### SOURCE EXCERPT

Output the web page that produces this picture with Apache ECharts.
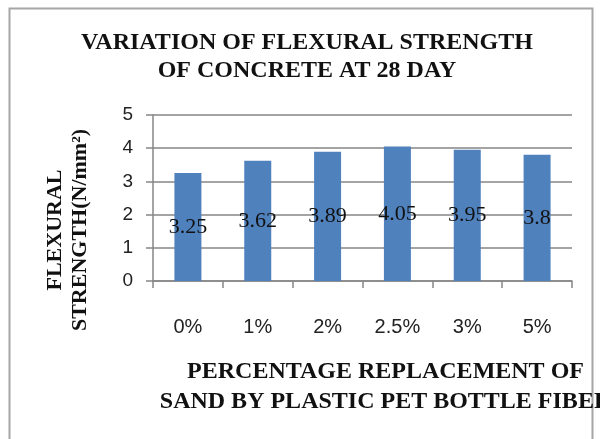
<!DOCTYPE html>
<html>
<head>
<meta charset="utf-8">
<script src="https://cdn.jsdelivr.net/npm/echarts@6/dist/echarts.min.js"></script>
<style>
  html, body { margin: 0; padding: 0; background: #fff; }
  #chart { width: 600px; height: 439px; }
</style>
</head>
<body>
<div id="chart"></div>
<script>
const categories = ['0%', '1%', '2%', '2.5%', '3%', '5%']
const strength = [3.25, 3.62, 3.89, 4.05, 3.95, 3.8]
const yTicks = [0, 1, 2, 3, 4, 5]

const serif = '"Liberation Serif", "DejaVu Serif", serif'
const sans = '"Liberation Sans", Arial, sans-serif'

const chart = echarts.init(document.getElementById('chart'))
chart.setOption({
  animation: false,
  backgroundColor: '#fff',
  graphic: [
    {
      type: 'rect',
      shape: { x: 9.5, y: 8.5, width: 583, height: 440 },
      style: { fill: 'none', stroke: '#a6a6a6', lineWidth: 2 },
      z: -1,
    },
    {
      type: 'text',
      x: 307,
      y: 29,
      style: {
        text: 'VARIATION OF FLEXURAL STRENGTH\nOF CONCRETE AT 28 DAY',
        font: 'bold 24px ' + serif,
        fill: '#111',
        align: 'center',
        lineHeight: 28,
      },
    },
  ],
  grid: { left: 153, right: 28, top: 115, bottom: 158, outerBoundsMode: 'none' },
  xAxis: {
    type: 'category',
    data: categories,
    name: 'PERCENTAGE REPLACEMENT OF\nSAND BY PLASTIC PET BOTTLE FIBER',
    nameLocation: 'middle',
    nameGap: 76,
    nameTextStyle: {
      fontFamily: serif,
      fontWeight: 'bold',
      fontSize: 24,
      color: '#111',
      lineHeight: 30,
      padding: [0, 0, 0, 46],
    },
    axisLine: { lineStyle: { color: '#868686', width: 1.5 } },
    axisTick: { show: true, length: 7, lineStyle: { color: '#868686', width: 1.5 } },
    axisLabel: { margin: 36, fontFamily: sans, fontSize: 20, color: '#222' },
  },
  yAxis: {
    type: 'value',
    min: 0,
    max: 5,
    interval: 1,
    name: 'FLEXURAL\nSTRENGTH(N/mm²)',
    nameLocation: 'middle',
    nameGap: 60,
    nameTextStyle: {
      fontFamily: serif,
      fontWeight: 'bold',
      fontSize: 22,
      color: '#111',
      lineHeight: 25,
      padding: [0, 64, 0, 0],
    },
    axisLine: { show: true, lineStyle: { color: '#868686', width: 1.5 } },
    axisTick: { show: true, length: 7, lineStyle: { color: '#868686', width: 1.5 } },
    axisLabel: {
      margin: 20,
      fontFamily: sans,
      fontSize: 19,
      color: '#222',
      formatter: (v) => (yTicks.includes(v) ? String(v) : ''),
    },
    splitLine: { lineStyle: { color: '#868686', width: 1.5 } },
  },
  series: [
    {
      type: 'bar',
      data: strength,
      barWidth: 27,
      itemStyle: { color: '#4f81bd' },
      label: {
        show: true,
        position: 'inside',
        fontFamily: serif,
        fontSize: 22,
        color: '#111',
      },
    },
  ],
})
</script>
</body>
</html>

### WHAT THE TASK REQUIRES
Copy every line above word for word and exclude the pictures.

### RESULT
Output the web page that produces this picture with Apache ECharts.
<!DOCTYPE html>
<html>
<head>
<meta charset="utf-8">
<script src="https://cdn.jsdelivr.net/npm/echarts@6/dist/echarts.min.js"></script>
<style>
  html, body { margin: 0; padding: 0; background: #fff; }
  #chart { width: 600px; height: 439px; }
</style>
</head>
<body>
<div id="chart"></div>
<script>
const categories = ['0%', '1%', '2%', '2.5%', '3%', '5%']
const strength = [3.25, 3.62, 3.89, 4.05, 3.95, 3.8]
const yTicks = [0, 1, 2, 3, 4, 5]

const serif = '"Liberation Serif", "DejaVu Serif", serif'
const sans = '"Liberation Sans", Arial, sans-serif'

const chart = echarts.init(document.getElementById('chart'))
chart.setOption({
  animation: false,
  backgroundColor: '#fff',
  graphic: [
    {
      type: 'rect',
      shape: { x: 9.5, y: 8.5, width: 583, height: 440 },
      style: { fill: 'none', stroke: '#a6a6a6', lineWidth: 2 },
      z: -1,
    },
    {
      type: 'text',
      x: 307,
      y: 29,
      style: {
        text: 'VARIATION OF FLEXURAL STRENGTH\nOF CONCRETE AT 28 DAY',
        font: 'bold 24px ' + serif,
        fill: '#111',
        align: 'center',
        lineHeight: 28,
      },
    },
  ],
  grid: { left: 153, right: 28, top: 115, bottom: 158, outerBoundsMode: 'none' },
  xAxis: {
    type: 'category',
    data: categories,
    name: 'PERCENTAGE REPLACEMENT OF\nSAND BY PLASTIC PET BOTTLE FIBER',
    nameLocation: 'middle',
    nameGap: 76,
    nameTextStyle: {
      fontFamily: serif,
      fontWeight: 'bold',
      fontSize: 24,
      color: '#111',
      lineHeight: 30,
      padding: [0, 0, 0, 46],
    },
    axisLine: { lineStyle: { color: '#868686', width: 1.5 } },
    axisTick: { show: true, length: 7, lineStyle: { color: '#868686', width: 1.5 } },
    axisLabel: { margin: 36, fontFamily: sans, fontSize: 20, color: '#222' },
  },
  yAxis: {
    type: 'value',
    min: 0,
    max: 5,
    interval: 1,
    name: 'FLEXURAL\nSTRENGTH(N/mm²)',
    nameLocation: 'middle',
    nameGap: 60,
    nameTextStyle: {
      fontFamily: serif,
      fontWeight: 'bold',
      fontSize: 22,
      color: '#111',
      lineHeight: 25,
      padding: [0, 64, 0, 0],
    },
    axisLine: { show: true, lineStyle: { color: '#868686', width: 1.5 } },
    axisTick: { show: true, length: 7, lineStyle: { color: '#868686', width: 1.5 } },
    axisLabel: {
      margin: 20,
      fontFamily: sans,
      fontSize: 19,
      color: '#222',
      formatter: (v) => (yTicks.includes(v) ? String(v) : ''),
    },
    splitLine: { lineStyle: { color: '#868686', width: 1.5 } },
  },
  series: [
    {
      type: 'bar',
      data: strength,
      barWidth: 27,
      itemStyle: { color: '#4f81bd' },
      label: {
        show: true,
        position: 'inside',
        fontFamily: serif,
        fontSize: 22,
        color: '#111',
      },
    },
  ],
})
</script>
</body>
</html>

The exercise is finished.